At the center, the Emperor, inverted (Central Thought):
Lack of self-control and inability to handle situations can be represented by the Emperor on a personal level. When he is reversed, the structures, rules and systems that he creates are no longer working. His desire to inspire higher principles in his kingdom have turned to ruthlessness, tyranny and rigidity. He seeks to dominate, forgetting his call from the crown to do what is best for his people, fearing only for his loss of control and thus creating suffering.(https://labyrinthos.co/blogs/tarot-card-meanings-list/the-emperor-meaning-major-arcana-tarot-card-meanings).
On the left, the King of Wands (Creative, Right-Side Brain):
“…a time of focus and perseverance.”…”This is not just a temporary condition. There is a longevity to your success. Your victories are likely the result of your ability to take chances when daring is needed and be cautious when it is required.”…”Trust your judgments on investments… The stability and success you are experiencing now has the potential to be more permanent. Your good habits will sustain you as long as you continue to actively practice them.”
On the right, The Hanged Man (The Sequential and Consequential) :
The hanged man understands that his position is a sacrifice that he needed to make in order to progress forward – whether as repentance for past wrongdoings, or a calculated step backward to recalculate his path onward. This time he spends here will not be wasted, he does this as part of his progression forward. His upside down state can also symbolize the feeling of those that walk a spiritual path, for they see the world differently. Where there are others that do not understand the need to sacrifice, you see it differently. This is a natural course of action for you as you walk the path alone.IN OTHER WORDS, YOU ARE IN A VERY GOOD STAGE/BRANCHING OF CLEARING SOME OF YOUR KARMA TO A MORE PEACEFUL STATE (SOMEDAY MAYBE SOME INFUSED BLISS DAYS IS THE HOPE. maybe I should make those come into reality by interpreting them into the physical/material world. What in this world could materialistically give be bliss? Well: To see another great art museum – the works, the building, the grounds. I’ve been to Chicago, to New York, to L.A. Where would the next great museum be to visit? Philadephia? After visiting family and friends, I think that would be a good goal/inspiration.
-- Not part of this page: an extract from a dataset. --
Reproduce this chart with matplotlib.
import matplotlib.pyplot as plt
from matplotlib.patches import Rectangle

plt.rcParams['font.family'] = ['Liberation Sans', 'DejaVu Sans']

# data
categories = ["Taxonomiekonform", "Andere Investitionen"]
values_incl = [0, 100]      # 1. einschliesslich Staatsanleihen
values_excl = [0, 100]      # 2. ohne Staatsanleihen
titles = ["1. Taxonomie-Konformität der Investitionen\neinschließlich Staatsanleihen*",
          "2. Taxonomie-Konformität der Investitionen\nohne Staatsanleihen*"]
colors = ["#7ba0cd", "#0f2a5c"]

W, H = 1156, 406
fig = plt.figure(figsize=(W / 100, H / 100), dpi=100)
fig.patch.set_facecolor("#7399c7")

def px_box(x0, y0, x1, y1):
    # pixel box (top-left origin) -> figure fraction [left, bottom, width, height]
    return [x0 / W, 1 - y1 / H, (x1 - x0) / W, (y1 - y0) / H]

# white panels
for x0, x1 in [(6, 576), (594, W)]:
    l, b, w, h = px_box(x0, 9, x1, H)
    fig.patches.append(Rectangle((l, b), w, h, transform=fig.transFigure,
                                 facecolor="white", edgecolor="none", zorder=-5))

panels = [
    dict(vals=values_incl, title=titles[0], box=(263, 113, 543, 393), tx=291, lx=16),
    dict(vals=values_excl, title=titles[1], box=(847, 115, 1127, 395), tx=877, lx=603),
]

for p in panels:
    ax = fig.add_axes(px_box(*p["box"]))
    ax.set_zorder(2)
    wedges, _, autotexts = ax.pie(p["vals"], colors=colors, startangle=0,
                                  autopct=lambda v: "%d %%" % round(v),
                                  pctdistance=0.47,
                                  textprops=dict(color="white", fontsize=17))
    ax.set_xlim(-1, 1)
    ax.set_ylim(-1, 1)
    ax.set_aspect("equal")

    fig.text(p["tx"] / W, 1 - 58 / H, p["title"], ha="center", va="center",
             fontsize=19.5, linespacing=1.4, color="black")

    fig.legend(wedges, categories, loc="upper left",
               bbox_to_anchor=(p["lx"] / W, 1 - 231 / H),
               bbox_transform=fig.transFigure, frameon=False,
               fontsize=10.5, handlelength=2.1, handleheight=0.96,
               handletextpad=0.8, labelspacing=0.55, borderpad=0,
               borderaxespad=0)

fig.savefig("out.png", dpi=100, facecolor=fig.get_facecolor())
The Hanged Man card reflects a particular need to suspend certain action. As a result, this might indicate a certain period of indecision. (Basically, be patient. Acceptance of being patient for changes. Accept responsibility. Let it arrange itself, what is out of my control. Wait for alignment in my self and the world). IN OTHER WORDS, COOL YOUR SHIT AND CHILL, MAN.
I’ve been making myself blogs and journals for years and then years more, but I’ve never made myself a book. It could have everything in it, from photos to writing and it’s designed so differently (god, I loved books so, once. Just ab-so-fucking-lute-ly loooooooved books… I have to work on stillness…Let my body freak out for a few minutes. It will and does eventually relax and then my mind does succumb to switching over to the reading part of my brain.
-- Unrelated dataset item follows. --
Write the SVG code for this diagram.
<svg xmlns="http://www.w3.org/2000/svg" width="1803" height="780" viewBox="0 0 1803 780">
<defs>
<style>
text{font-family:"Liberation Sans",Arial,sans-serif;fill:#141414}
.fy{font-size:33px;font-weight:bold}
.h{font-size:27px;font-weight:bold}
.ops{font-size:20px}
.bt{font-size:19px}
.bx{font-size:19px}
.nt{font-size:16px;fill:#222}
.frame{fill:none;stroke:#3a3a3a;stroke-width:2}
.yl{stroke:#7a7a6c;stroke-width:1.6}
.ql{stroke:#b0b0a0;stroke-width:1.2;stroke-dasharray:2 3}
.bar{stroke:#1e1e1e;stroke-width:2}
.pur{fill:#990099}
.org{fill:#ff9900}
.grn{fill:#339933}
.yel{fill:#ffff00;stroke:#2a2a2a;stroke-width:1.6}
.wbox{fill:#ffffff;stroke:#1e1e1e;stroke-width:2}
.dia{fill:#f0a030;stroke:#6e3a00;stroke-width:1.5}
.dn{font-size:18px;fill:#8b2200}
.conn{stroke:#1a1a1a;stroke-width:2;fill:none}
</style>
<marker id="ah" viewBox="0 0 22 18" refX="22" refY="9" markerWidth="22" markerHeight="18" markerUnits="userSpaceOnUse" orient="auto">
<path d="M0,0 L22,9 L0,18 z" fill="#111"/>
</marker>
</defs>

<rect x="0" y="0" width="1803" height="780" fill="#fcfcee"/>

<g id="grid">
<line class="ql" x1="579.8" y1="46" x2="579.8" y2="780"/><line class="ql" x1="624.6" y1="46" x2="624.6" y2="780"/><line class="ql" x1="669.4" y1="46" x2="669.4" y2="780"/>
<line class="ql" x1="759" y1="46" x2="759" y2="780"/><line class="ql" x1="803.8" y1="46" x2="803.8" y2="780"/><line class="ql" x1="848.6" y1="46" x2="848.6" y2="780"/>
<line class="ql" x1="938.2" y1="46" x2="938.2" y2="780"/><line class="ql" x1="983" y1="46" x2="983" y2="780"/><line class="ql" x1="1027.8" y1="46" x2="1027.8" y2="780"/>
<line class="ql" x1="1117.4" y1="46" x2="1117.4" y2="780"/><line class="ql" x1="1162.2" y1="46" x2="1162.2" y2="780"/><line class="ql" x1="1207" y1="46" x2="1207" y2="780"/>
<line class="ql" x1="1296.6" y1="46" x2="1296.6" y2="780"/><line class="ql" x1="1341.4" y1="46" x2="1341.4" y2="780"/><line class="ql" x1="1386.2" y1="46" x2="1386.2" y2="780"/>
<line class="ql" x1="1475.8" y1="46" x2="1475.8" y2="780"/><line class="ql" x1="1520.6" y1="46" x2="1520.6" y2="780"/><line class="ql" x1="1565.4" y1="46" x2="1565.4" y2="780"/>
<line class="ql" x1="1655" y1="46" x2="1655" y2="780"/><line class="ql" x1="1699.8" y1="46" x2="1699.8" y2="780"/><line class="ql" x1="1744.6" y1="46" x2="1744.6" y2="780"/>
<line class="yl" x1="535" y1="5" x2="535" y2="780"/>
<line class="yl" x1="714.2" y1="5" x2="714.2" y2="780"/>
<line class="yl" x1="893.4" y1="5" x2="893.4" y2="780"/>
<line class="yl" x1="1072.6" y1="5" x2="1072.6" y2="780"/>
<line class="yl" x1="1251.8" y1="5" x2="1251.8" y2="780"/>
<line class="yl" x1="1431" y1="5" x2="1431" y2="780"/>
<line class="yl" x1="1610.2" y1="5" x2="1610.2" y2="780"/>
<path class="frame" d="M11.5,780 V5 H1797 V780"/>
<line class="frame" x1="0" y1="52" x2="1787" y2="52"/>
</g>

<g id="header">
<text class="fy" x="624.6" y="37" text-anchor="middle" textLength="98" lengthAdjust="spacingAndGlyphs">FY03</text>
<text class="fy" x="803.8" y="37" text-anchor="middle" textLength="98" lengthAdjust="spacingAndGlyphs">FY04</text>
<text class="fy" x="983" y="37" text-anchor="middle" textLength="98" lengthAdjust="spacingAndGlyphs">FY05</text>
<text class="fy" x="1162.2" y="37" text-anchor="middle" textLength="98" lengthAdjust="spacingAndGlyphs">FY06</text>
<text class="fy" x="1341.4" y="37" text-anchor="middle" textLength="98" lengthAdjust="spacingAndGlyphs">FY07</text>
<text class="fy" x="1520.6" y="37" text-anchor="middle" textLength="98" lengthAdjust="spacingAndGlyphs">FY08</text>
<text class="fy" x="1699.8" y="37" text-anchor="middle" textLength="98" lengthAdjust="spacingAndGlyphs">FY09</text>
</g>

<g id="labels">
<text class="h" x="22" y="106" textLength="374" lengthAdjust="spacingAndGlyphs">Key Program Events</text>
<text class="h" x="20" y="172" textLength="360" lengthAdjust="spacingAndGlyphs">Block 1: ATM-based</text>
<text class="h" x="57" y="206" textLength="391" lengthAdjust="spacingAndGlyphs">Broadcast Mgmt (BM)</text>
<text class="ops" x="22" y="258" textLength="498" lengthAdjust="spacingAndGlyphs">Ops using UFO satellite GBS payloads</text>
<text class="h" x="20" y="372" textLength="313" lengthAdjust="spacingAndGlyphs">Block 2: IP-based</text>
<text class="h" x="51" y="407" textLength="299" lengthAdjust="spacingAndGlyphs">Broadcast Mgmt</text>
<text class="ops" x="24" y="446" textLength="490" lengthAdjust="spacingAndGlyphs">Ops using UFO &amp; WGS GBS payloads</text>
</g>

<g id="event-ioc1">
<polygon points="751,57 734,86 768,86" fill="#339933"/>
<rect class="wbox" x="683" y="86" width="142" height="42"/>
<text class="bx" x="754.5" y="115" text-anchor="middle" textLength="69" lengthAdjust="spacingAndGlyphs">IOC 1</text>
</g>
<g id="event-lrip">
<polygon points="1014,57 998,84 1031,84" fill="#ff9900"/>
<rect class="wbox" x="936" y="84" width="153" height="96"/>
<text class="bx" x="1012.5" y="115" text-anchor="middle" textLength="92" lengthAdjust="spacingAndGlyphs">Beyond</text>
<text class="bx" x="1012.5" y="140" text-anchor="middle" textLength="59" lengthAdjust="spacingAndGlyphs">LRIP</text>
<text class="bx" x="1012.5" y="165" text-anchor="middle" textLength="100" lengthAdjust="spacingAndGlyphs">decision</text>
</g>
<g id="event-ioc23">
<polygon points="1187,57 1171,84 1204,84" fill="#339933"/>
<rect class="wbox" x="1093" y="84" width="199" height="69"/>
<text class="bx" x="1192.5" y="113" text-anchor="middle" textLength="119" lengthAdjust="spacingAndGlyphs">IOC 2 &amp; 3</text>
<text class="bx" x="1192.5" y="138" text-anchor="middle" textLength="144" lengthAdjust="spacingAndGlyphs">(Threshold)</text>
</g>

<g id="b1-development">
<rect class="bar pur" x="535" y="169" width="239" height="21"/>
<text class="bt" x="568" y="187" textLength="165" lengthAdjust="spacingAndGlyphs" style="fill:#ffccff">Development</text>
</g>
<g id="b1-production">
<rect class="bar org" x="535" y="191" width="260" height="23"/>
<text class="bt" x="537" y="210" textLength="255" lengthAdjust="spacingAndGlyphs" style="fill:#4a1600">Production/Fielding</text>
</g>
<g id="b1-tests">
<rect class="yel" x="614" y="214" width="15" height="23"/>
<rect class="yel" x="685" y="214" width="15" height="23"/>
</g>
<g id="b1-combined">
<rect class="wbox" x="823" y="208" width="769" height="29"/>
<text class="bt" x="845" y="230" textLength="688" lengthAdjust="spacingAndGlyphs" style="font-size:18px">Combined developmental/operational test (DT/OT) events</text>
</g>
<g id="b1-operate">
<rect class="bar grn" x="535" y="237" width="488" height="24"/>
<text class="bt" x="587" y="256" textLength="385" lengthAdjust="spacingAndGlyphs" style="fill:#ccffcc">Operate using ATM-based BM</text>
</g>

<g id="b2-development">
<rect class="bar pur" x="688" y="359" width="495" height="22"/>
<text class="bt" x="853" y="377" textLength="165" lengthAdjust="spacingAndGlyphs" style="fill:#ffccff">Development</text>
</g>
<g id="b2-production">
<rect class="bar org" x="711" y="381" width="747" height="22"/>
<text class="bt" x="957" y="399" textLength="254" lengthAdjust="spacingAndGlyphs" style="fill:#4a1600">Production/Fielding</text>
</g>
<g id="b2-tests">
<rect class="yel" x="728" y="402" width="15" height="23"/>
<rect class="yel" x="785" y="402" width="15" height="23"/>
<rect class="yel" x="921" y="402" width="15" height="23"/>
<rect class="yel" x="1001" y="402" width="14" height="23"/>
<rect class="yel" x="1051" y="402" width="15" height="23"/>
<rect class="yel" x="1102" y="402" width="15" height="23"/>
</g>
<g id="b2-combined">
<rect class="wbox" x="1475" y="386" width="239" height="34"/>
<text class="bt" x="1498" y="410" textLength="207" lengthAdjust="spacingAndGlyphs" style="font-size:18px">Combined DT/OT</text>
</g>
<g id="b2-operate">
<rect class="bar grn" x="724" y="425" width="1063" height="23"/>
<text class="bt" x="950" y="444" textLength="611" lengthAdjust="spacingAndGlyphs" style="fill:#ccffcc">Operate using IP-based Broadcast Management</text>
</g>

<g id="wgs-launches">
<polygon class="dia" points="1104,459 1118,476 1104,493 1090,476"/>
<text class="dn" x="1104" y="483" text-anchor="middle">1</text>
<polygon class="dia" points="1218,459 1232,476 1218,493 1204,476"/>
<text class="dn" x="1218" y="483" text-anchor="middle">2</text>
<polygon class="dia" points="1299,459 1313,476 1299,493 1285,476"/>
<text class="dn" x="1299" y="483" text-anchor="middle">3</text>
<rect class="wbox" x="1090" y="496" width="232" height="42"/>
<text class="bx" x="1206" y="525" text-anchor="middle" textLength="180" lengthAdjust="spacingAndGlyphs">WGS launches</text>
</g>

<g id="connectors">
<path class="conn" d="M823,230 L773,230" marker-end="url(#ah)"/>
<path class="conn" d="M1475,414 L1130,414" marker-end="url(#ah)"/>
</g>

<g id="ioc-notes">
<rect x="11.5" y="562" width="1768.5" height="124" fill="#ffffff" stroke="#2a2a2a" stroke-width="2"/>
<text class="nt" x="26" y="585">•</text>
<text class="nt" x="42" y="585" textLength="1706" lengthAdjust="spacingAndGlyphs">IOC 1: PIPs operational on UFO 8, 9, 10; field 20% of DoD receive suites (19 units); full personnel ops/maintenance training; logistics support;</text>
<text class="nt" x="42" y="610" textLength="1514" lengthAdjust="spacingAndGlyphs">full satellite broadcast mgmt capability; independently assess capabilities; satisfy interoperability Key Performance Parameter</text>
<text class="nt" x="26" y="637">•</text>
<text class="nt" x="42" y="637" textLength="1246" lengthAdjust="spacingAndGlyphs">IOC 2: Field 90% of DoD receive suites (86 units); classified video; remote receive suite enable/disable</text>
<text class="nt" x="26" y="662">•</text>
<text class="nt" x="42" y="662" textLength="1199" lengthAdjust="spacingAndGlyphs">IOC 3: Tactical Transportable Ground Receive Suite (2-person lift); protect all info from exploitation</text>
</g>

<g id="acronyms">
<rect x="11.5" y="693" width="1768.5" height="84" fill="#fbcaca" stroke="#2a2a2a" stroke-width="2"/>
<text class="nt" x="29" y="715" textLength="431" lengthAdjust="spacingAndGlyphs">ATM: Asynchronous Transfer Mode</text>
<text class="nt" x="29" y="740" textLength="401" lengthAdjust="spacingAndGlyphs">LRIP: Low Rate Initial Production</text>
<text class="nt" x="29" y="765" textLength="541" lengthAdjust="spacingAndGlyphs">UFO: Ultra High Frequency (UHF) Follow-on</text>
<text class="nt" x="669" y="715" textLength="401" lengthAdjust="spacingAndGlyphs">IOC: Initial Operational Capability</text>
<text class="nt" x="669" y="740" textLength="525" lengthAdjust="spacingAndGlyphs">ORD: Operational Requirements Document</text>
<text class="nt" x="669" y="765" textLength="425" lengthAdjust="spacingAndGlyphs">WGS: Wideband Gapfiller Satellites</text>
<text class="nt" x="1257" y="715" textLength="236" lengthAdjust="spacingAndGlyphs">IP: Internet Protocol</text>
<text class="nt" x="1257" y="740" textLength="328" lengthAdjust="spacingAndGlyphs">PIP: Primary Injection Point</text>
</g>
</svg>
I’m liking the opportunity for growth it is. It feels like it’s moving along and in a changing-scenery kind of way with the revolving cast of characters. Sometimes its harrrrrd because people can’t just chill the fuck out, banging their heads against the telephones against each other for no good reason; sometimes I feel carried and lifted up by them. I also love how physical it is, my job. I did a brave thing and it was worth it.
OMG yayee!! I just saw big Spring buds on the trees!!! I’m so excited! Yay, trees, yay!!!
God, finally the dishwasher is done. I can go microwave my food in a microwave-safe dish now. I had to wait, like, 25 minutes it feels like. It’s really windy right now. Beautiful out. Chimes chlanking in the chill.